Still in their civilian clothes, recruits line up at the USO in St. Louis, before boarding a bus that will take them to Fort Leonard Wood, Missouri. | Photo credit Army photo

“When you go out into your first unit, you’re going to be in a mixed-gender society, and we always profess [to] train like you fight,” he said. “So I think by starting with that, then it just reinforces it all the way through.”

Even with the environment of inclusion that the Defense Department has worked so hard to create, joining the Army as a female can still be a challenging prospect. Throughout training, I was very aware of society’s negative perceptions of females as weak and timid, so I worked harder to make sure I didn’t need any help in completing tasks or meeting standards. Even working to meet those standards posed a problem. Females have different requirements on the Army Physical Fitness Test, causing them to stand out from male recruits.

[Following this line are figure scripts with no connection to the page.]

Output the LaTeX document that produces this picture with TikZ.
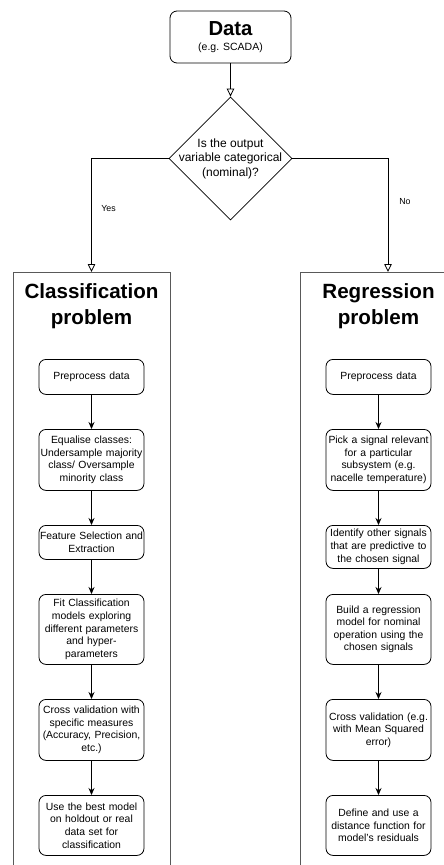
\documentclass[tikz,border=0pt]{standalone}
\usepackage{fontspec}
\setmainfont{Liberation Sans}
\usetikzlibrary{shapes.geometric,arrows.meta}

\tikzset{
  stepbox/.style={draw, rounded corners=7pt, line width=0.8pt, align=center, text width=103pt, inner xsep=1pt, font=\fontsize{10.4}{12.6}\selectfont, anchor=north},
  panel/.style={draw=black!65, line width=0.8pt, minimum height=640pt, anchor=north},
  paneltitle/.style={align=center, font=\fontsize{20.6}{26}\selectfont\bfseries},
  flow/.style={line width=0.8pt, -{Stealth[length=7pt,width=6pt]}},
  branch/.style={line width=0.8pt, -{Triangle[open,length=8pt,width=7.5pt]}},
  answer/.style={font=\fontsize{8.8}{10}\selectfont},
}

\begin{document}
\begin{tikzpicture}[x=1pt,y=-1pt]
    \clip (0,0) rectangle (444,865);
    % start and decision
    \node[draw, rounded corners=7pt, line width=0.8pt, minimum width=121pt, minimum height=52pt, align=center] (data) at (230.5,37) {{\fontsize{20.3}{22}\selectfont\bfseries Data}\\[3pt]{\fontsize{10.5}{12.6}\selectfont (e.g. SCADA)}};
    \node[draw, diamond, aspect=1, minimum width=123pt, minimum height=123pt, line width=0.8pt] (choice) at (230.5,158.5) {};
    \node[align=center, font=\fontsize{12}{14.5}\selectfont] (question) at (choice.center) {Is the output\\variable categorical\\(nominal)?};
    \draw[branch] (data) -- (choice);

    % the two panels
    \node[panel, minimum width=157pt] (clspanel) at (91.5,272) {};
    \node[panel, minimum width=176pt] (regpanel) at (388,272) {};
    \node[paneltitle] (clstitle) at (91.5,306) {Classification\\problem};
    \node[paneltitle] (regtitle) at (378.5,306) {Regression\\problem};
    \draw[branch] (choice.west) -| (clspanel.north);
    \draw[branch] (choice.east) -| (regpanel.north);
    \node[answer] (yes) at (108.5,209) {Yes};
    \node[answer] (no) at (405,202) {No};

    % classification steps
    \node[stepbox, minimum height=35pt] (c1) at (91.5,359) {Preprocess data};
    \node[stepbox, minimum height=61pt] (c2) at (91.5,429) {Equalise classes:\\Undersample majority\\class/ Oversample\\minority class};
    \node[stepbox, minimum height=34pt] (c3) at (91.5,525) {Feature Selection and\\Extraction};
    \node[stepbox, minimum height=70pt] (c4) at (91.5,594) {Fit Classification\\models exploring\\different parameters\\and hyper-\\parameters};
    \node[stepbox, minimum height=61pt] (c5) at (91.5,699) {Cross validation with\\specific measures\\(Accuracy, Precision,\\etc.)};
    \node[stepbox, minimum height=60pt] (c6) at (91.5,795) {Use the best model\\on holdout or real\\data set for\\classification};
    \draw[flow] (c1) -- (c2);
    \draw[flow] (c2) -- (c3);
    \draw[flow] (c3) -- (c4);
    \draw[flow] (c4) -- (c5);
    \draw[flow] (c5) -- (c6);

    % regression steps
    \node[stepbox, minimum height=35pt] (r1) at (378.5,359) {Preprocess data};
    \node[stepbox, minimum height=61pt] (r2) at (378.5,429) {Pick a signal relevant\\for a particular\\subsystem (e.g.\\nacelle temperature)};
    \node[stepbox, minimum height=43pt] (r3) at (378.5,525) {Identify other signals\\that are predictive to\\the chosen signal};
    \node[stepbox, minimum height=70pt] (r4) at (378.5,594) {Build a regression\\model for nominal\\operation using the\\chosen signals};
    \node[stepbox, minimum height=61pt] (r5) at (378.5,699) {Cross validation (e.g.\\with Mean Squared\\error)};
    \node[stepbox, minimum height=60pt] (r6) at (378.5,795) {Define and use a\\distance function for\\model's residuals};
    \draw[flow] (r1) -- (r2);
    \draw[flow] (r2) -- (r3);
    \draw[flow] (r3) -- (r4);
    \draw[flow] (r4) -- (r5);
    \draw[flow] (r5) -- (r6);
\end{tikzpicture}
\end{document}
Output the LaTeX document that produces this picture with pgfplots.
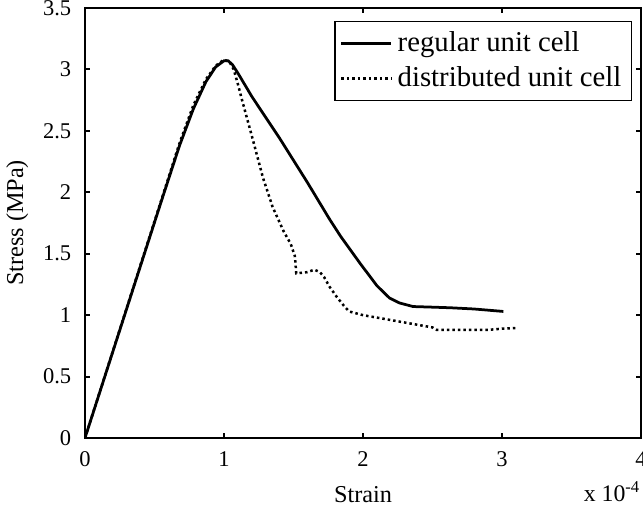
\documentclass[border=0pt]{standalone}
\usepackage{fontspec}
\setmainfont{Liberation Serif}
\usepackage{pgfplots}
\pgfplotsset{compat=1.18}
\begin{document}
\begin{tikzpicture}
\begin{axis}[
  name=ax,
  scale only axis,
  width=222.4pt, height=172pt,
  at={(0,0)}, anchor=south west,
  xmin=0, xmax=4, ymin=0, ymax=3.5,
  xtick={0,1,2,3,4}, ytick={0,0.5,1,1.5,2,2.5,3,3.5},
  scaled x ticks=false,
  /pgf/number format/assume math mode=true,
  tick align=inside, tick pos=both,
  major tick length=2pt,
  axis line style={line width=1pt},
  every tick/.style={line width=0.8pt, black},
  tick label style={font=\fontsize{9}{10}\selectfont},
  xticklabel style={yshift=-2pt},
  yticklabel style={xshift=-2pt},
  xlabel={Strain}, ylabel={Stress (MPa)},
  label style={font=\fontsize{9.7}{11}\selectfont},
  xlabel style={yshift=-1pt},
  ylabel style={yshift=-1pt},
  legend style={at={(1,1)}, anchor=north east, xshift=-3.6pt, yshift=-5.2pt,
    font=\fontsize{11.5}{14}\selectfont, draw=black, line width=0.6pt,
    inner xsep=2pt, inner ysep=2pt, row sep=0.5pt, legend cell align=left},
  legend image code/.code={\draw[#1, line width=1pt] (0pt,0pt) -- (20pt,0pt);},
]
\addplot[black, line width=1.1pt] coordinates {
(0,0) (0.55,1.93) (0.68,2.38) (0.78,2.68) (0.87,2.9) (0.94,3.02) (1.0,3.07) (1.03,3.07)
(1.06,3.04) (1.1,2.97) (1.2,2.78) (1.4,2.44) (1.6,2.08) (1.76,1.78) (1.84,1.64)
(1.98,1.42) (2.1,1.24) (2.19,1.14) (2.26,1.10) (2.36,1.07) (2.5,1.065) (2.63,1.06)
(2.8,1.05) (3.01,1.03)
};
\addlegendentry{regular unit cell}
\addplot[black, line width=1pt, dash pattern=on 1pt off 1.2pt] coordinates {
(0,0) (0.55,1.94) (0.68,2.40) (0.78,2.71) (0.87,2.92) (0.94,3.03) (1.0,3.08) (1.04,3.06)
(1.07,3.0) (1.1,2.88) (1.13,2.75) (1.2,2.46) (1.28,2.12) (1.35,1.88) (1.43,1.68)
(1.48,1.58) (1.51,1.48) (1.52,1.34) (1.6,1.35) (1.65,1.37) (1.69,1.35) (1.72,1.31)
(1.76,1.23) (1.81,1.15) (1.86,1.08) (1.9,1.03) (2.0,1.0) (2.1,0.98) (2.25,0.95)
(2.4,0.92) (2.5,0.90) (2.53,0.88) (2.7,0.88) (2.9,0.88) (3.0,0.89) (3.1,0.895)
};
\addlegendentry{distributed unit cell}
\end{axis}
\node[anchor=base east, font=\fontsize{9.5}{11}\selectfont, inner sep=0pt] at ([yshift=-25.5pt]ax.south east) {x 10\textsuperscript{-4}};
\pgfresetboundingbox
\useasboundingbox (-34pt,-30.8pt) rectangle (223.2pt,172pt+3.2pt);
\end{tikzpicture}
\end{document}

As Jones pointed out, these different standards are based on physiological differences between men and women.

I certainly don’t think I could have ever done the amount of push-ups my male counterparts did, but it contributed to the stigma I felt as a woman in what has historically been a boy’s club.

What surprised me about training, though, was how much of that stigma was really in my own mind and how welcoming most of the male recruits were to women. As far as bonding experiences go, long formation runs, forced ruck marches, endless weapons qualification courses and fear of the wrath of drill sergeants have a way of bringing people together. By the end of basic training, I felt a strong camaraderie with my fellow soldiers—male and female.

Training in a mixed-gender unit gave me confidence and helped me see myself as part of the Army as a whole. As the military moves toward even more gender inclusion, I foresee more and more women feeling that bond and contributing to the defense of our country, right alongside the boys.

– Former Army Sergeant Sara Moore separated from the Army in 2008. She currently works for the Defense Logistics Agency as a public affairs specialist.